▶ What to produce: Identify and copy all lines of the material where the string "this" is found.

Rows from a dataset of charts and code
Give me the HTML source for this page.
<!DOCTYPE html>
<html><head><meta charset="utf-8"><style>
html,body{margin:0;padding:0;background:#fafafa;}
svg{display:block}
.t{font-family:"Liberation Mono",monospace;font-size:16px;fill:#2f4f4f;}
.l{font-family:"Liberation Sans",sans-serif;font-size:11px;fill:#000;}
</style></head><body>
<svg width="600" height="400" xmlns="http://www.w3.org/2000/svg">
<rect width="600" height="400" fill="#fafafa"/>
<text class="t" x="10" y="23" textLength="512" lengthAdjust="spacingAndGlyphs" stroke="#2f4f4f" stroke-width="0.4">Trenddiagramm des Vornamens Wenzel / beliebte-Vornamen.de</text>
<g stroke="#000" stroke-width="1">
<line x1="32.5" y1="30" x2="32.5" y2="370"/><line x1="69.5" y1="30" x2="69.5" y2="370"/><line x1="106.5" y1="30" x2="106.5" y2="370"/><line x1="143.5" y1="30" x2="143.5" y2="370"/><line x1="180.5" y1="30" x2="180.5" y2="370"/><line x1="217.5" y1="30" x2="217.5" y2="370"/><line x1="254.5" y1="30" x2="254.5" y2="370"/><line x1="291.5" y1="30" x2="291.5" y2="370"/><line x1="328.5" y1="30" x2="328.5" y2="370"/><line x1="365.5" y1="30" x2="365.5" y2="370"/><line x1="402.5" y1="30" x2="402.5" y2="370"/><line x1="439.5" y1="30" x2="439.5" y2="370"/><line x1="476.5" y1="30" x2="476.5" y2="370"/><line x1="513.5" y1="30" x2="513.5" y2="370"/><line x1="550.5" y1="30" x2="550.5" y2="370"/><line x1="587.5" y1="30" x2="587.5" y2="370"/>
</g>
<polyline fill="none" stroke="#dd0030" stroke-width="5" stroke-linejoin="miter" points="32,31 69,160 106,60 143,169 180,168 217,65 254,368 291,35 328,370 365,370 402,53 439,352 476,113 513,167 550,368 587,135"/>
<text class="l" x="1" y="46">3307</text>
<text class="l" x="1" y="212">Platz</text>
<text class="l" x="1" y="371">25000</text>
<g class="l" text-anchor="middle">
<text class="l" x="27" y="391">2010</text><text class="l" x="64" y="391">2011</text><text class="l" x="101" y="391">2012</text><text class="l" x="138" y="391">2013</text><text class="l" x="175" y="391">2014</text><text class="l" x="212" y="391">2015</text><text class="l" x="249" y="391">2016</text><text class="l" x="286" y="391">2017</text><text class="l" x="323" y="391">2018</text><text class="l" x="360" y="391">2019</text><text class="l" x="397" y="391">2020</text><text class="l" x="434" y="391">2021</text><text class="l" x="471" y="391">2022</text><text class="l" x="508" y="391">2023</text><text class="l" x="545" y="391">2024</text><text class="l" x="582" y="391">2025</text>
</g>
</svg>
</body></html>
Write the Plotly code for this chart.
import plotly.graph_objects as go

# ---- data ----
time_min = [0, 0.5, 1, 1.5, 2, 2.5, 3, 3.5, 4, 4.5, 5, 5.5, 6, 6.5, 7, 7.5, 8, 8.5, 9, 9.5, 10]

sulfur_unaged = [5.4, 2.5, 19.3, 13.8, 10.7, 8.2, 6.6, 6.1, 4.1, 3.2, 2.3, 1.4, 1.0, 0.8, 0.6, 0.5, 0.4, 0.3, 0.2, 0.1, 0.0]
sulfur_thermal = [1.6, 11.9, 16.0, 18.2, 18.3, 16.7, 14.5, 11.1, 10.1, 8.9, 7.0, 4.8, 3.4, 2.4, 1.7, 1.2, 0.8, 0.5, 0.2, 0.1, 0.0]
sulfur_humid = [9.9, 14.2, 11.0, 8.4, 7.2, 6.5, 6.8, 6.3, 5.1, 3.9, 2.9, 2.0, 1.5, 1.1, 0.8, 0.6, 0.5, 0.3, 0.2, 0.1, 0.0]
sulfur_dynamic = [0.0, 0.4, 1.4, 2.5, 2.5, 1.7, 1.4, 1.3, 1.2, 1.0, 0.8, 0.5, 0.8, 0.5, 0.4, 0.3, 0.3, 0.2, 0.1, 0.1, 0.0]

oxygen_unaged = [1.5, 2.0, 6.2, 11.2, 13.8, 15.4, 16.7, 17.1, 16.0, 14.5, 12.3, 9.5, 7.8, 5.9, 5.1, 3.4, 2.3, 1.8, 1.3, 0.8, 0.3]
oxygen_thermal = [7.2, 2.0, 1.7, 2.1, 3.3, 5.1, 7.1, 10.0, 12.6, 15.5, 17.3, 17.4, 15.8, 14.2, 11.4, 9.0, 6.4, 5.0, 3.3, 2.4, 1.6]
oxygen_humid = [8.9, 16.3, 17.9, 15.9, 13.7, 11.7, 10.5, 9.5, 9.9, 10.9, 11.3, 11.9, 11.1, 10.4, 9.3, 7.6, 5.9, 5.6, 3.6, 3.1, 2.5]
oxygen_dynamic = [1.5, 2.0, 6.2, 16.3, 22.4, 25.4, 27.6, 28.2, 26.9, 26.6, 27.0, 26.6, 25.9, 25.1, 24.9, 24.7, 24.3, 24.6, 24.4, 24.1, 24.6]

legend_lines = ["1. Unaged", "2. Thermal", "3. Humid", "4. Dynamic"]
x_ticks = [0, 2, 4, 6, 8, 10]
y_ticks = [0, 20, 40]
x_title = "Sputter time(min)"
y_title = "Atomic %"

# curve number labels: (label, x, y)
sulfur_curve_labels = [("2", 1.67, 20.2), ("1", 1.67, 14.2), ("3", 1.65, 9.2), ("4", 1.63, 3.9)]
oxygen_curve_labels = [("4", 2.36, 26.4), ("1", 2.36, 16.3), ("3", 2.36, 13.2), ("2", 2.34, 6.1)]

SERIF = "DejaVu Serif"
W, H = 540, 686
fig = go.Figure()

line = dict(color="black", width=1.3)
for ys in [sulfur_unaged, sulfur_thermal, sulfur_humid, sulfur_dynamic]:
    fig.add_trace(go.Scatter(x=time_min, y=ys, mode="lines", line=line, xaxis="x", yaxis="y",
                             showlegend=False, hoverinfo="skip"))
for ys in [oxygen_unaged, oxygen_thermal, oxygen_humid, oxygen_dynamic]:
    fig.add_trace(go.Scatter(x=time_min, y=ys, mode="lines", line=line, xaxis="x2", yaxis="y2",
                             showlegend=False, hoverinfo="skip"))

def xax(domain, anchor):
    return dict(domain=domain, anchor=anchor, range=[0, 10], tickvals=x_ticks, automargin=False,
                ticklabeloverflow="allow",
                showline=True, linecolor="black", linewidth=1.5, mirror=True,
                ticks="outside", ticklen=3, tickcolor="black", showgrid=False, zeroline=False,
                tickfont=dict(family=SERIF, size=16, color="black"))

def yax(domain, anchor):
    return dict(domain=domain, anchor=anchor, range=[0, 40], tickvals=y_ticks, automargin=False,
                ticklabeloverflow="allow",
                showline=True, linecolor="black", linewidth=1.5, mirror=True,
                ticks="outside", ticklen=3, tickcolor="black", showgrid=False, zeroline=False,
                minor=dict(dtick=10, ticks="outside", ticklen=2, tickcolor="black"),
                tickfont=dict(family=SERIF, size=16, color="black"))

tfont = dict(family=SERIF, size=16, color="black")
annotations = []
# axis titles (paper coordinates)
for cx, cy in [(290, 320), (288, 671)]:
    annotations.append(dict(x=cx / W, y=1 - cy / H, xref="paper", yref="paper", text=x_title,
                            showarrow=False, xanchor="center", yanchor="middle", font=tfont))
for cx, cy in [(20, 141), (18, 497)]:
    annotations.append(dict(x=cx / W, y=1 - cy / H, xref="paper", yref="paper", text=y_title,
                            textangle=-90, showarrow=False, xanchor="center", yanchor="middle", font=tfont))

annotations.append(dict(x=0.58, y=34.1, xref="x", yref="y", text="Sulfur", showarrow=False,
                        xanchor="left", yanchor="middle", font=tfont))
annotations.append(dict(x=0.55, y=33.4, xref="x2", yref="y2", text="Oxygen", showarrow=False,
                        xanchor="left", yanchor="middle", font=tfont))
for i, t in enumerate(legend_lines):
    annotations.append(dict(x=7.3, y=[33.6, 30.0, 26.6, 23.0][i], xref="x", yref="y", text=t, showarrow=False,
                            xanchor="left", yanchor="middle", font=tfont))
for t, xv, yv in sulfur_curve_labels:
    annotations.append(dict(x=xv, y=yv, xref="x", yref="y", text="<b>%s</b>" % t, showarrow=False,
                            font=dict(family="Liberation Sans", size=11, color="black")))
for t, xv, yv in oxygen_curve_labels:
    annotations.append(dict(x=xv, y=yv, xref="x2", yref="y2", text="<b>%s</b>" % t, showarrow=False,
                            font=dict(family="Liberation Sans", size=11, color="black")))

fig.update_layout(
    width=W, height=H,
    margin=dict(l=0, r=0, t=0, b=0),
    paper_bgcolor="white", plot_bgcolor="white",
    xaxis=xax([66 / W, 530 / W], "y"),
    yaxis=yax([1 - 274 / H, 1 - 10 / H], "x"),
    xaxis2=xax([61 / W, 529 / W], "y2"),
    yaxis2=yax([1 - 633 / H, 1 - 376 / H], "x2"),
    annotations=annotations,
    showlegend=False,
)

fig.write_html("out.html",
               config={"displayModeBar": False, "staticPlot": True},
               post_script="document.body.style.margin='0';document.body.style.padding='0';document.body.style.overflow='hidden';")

▶ Task answer:
Give me the HTML source for this page.
Write the Plotly code for this chart.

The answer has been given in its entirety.